Your explanation is also my understanding of how the spousal IRA works, until I recently came on the following out of the College for Financial Planning’s study guide:

“If both spouses have earnings, the spouse who earns the least is the spouse who is eligible for the spousal IRA. For example, if John earned $35,000 and Jane earned $500, Jane is eligible for the spousal IRA, not John”

Now, this doesn’t say who is an active participant. But if neither is, then the spousal IRA deductibility wouldn’t matter, as there wouldn’t be a phase out. And if both are AP’s, then again the spousal IRA rules wouldn’t apply as they would both be subject to the MFJ phaseout.

How would you interpret this?

BruceM

Hi Bruce,

You may want to look at them as two separate issues, as combining them can confuse the issue

[b]Issue 1 [/b]is the [url=http://www.retirementdictionary.com/Spousal-IRA.htm%5Dspousal IRA[/url]. In which case, the information from CP would be correct. Here, the nonworking spouse ( or spouse who has little or no income) uses the working spouse’s compensation for purposes of having eligible compensation for funding an IRA.

[b]Issue 2[/b] would be the issue of deductibility, which Alan addressed. This is the issue that is affected by the [url=http://www.retirementdictionary.com/active-participant.htm%5Dactive participant[/url] status.

Bruce,
As Denise indicated, to show how separate these two issues are, consider a modification of your example so that Jill has only 3,000 of taxable compensation, but wants to increase her contribution to the max allowed under the spousal contribution provision.

She can do this by using some of John’s taxable compensation. However, using some of his compensation does not change the fact that SHE is still a plan participant and he is not. She still cannot deduct any of her contribution and should therefore make her full contribution to a Roth IRA. And despite having some of his taxable compensation used by Jill, John still remains uncovered and can deduct his TIRA contribution in full with the stated joint MAGI.
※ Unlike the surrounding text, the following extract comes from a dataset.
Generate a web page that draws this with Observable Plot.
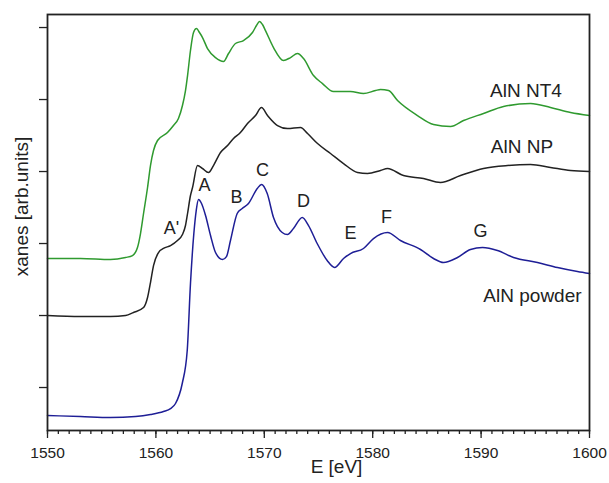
<!DOCTYPE html>
<html><head><meta charset="utf-8">
<script src="https://cdn.jsdelivr.net/npm/d3@7"></script>
<script src="https://cdn.jsdelivr.net/npm/@observablehq/plot@0.6"></script>
<style>body{margin:0;background:#fff;}</style>
</head><body><div id="chart"></div>
<script>
// AlN NT4 (green)
const energyNT4 = [1550,1553.04,1555.81,1557.2,1557.84,1558.3,1558.58,1558.86,1559.23,1559.5,1559.78,1560.15,1561.07,1561.62,1562.08,1562.45,1562.73,1562.92,1563.19,1563.47,1563.75,1564.02,1564.3,1564.76,1565.5,1566.24,1566.7,1567.34,1568.08,1568.91,1569.28,1569.56,1569.83,1570.11,1570.85,1571.77,1572.42,1573.06,1573.62,1574.54,1575.37,1576.38,1577.95,1579.15,1580.26,1580.72,1581.46,1582.29,1584.13,1585.61,1587.18,1588.38,1590.22,1592.07,1594.56,1596.4,1598.25,1600];
const xanesNT4 = [1.792,1.792,1.778,1.806,1.833,1.944,2.139,2.417,2.778,3.083,3.292,3.431,3.542,3.639,3.736,3.917,4.125,4.333,4.681,4.931,4.986,4.931,4.861,4.708,4.583,4.528,4.639,4.778,4.819,4.931,5.028,5.083,5.042,4.958,4.722,4.542,4.583,4.639,4.569,4.333,4.222,4.111,4.111,4.083,4.125,4.139,4.125,3.986,3.778,3.653,3.625,3.708,3.806,3.903,3.944,3.889,3.819,3.778];
// AlN NP (black)
const energyNP = [1550,1553.04,1555.81,1557.2,1557.93,1558.86,1559.23,1559.5,1559.78,1560.24,1560.7,1561.35,1561.99,1562.45,1562.73,1562.92,1563.19,1563.38,1563.84,1564.3,1564.85,1565.31,1565.96,1566.61,1567.16,1567.8,1568.45,1569.19,1569.74,1570.3,1571.22,1572.14,1573.34,1573.99,1574.91,1576.11,1577.31,1578.6,1579.52,1580.72,1581.37,1582.84,1584.69,1586.25,1588.1,1590.22,1592.44,1594.56,1596.4,1598.25,1600];
const xanesNP = [1.0,0.986,0.986,1.0,1.042,1.111,1.25,1.458,1.694,1.875,1.931,1.972,2.042,2.125,2.25,2.417,2.667,2.778,3.083,3.042,2.986,3.083,3.264,3.361,3.458,3.542,3.667,3.778,3.889,3.778,3.639,3.597,3.611,3.528,3.389,3.25,3.111,2.986,2.972,3.014,3.042,2.944,2.903,2.847,2.944,3.042,3.083,3.097,3.056,3.014,3.0];
// AlN powder (blue)
const energyPowder = [1550,1553.04,1555.81,1558.12,1559.5,1560.7,1561.35,1561.81,1562.43,1562.89,1563.19,1563.5,1563.72,1563.93,1564.21,1564.58,1565.04,1565.5,1566.14,1566.51,1566.88,1567.5,1567.96,1568.54,1569.35,1569.74,1570.27,1570.85,1571.65,1572.14,1572.69,1573.5,1574.08,1574.88,1575.8,1576.48,1577.31,1577.95,1579.15,1580.07,1581.37,1582.56,1584.41,1585.61,1586.53,1587.82,1589.02,1590.13,1591.51,1592.99,1595.2,1597.05,1598.89,1600];
const xanesPowder = [-0.389,-0.403,-0.417,-0.403,-0.375,-0.333,-0.292,-0.222,0.056,0.514,1.444,2.139,2.458,2.611,2.556,2.389,2.111,1.875,1.778,1.819,2.042,2.417,2.486,2.556,2.764,2.819,2.694,2.361,2.153,2.125,2.208,2.361,2.25,2.0,1.764,1.667,1.792,1.861,1.931,2.069,2.153,2.042,1.917,1.792,1.736,1.806,1.917,1.944,1.903,1.806,1.736,1.667,1.611,1.583];

const seriesNames = ["AlN NT4", "AlN NP", "AlN powder"];
const seriesColors = ["#2f9a2f", "#222222", "#1e1e96"];
const labelEnergy = [1594.14, 1593.77, 1594.74];
const labelXanes = [4.125, 3.347, 1.278];

const peakNames = ["A'", "A", "B", "C", "D", "E", "F", "G"];
const peakEnergy = [1561.44, 1564.48, 1567.44, 1569.83, 1573.62, 1577.95, 1581.27, 1589.94];
const peakXanes = [2.208, 2.806, 2.639, 3.014, 2.583, 2.139, 2.361, 2.167];

const xMajorTicks = [1550, 1560, 1570, 1580, 1590, 1600];
const xMinorTicks = d3.range(1550, 1601, 1);
const yTicks = [0, 1, 2, 3, 4, 5];

const energies = [energyNT4, energyNP, energyPowder];
const values = [xanesNT4, xanesNP, xanesPowder];
const rows = [];
seriesNames.forEach((s, i) => energies[i].forEach((e, j) => rows.push({series: s, E: e, v: values[i][j]})));
const seriesLabels = seriesNames.map((s, i) => ({series: s, E: labelEnergy[i], v: labelXanes[i]}));
const peaks = peakNames.map((p, i) => ({name: p, E: peakEnergy[i], v: peakXanes[i]}));

const chart = Plot.plot({
  width: 609, height: 483,
  marginTop: 14, marginRight: 20, marginBottom: 53, marginLeft: 47,
  style: {fontFamily: "'Liberation Sans', Arial, sans-serif", fontSize: "15px", color: "#222", background: "#fff"},
  x: {domain: [1550, 1600]},
  y: {domain: [-0.597, 5.181]},
  color: {domain: seriesNames, range: seriesColors},
  marks: [
    Plot.line(rows, {x: "E", y: "v", z: "series", stroke: "series", strokeWidth: 1.5, curve: "monotone-x"}),
    Plot.axisX(xMinorTicks, {tickSize: 4, tickFormat: () => "", label: null, stroke: "#222", strokeWidth: 1.3}),
    Plot.axisX(xMajorTicks, {tickSize: 8, tickPadding: 8, tickFormat: d => String(d), label: null, stroke: "#222", strokeWidth: 1.3, fill: "#222", fontSize: 15.5}),
    Plot.axisY(yTicks, {tickSize: 8, tickFormat: () => "", label: null, stroke: "#222", strokeWidth: 1.3}),
    Plot.frame({stroke: "#222", strokeWidth: 1.8}),
    Plot.text(seriesLabels, {x: "E", y: "v", text: "series", fontSize: 19, fill: "#222"}),
    Plot.text(peaks, {x: "E", y: "v", text: "name", fontSize: 18, fill: "#222"}),
    Plot.text(["xanes [arb.units]"], {frameAnchor: "left", textAnchor: "middle", dx: -26, dy: -16, rotate: -90, fontSize: 19, fill: "#222"}),
    Plot.text(["E [eV]"], {frameAnchor: "bottom", dx: 18, dy: 42, fontSize: 19, fill: "#222"})
  ]
});
document.getElementById("chart").appendChild(chart);
</script>
</body></html>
In other words, the “participant” status never changes between spouses, even though one of them may apply a spousal contribution to their respective IRA account.

Alan and Denise

Yes, the spousal IRA rule makes sense as you’ve described. What is still stumping me is the statement from te CFFP’s study material…unless, I suppose, it is simply stating the obvious, although what difference would it make if both had an income vs. only one had an income?

The only situation I can think of where this may make a difference is if Jill’s earned income was, say, $500 and John’s was $3,000. Under spousal IRA rules, Jill could contribute from $500 to $3,500 to her TIRA and John could contribute only $3,000 or an amount reduced from this by whatever Jill uses in addition to her income….he could not contribute more. Now, lets say their MAGI is between $105,000 and $159,000 and John is an active participant. By tranferring his earned income to Jill, they can get a $3,500 deduction, whereas any part of his $3,000 he would elect to contribute would have to be after tax (to either a TIRA or Roth). But this all seems like an unlikely combination of events, almost to the point of not mentioning it….so not sure why the study material does.

Anyway, thanks for the input

BruceM

I guess the key observation here is that a couple with one low non participant earner, and one higher earning participant, and not able to max out their IRA contributions could allocate the available funds to the lower earning spouse and get the tax deduction instead of to the higher earning spouse who would not get the deduction or have to make a Roth contribution.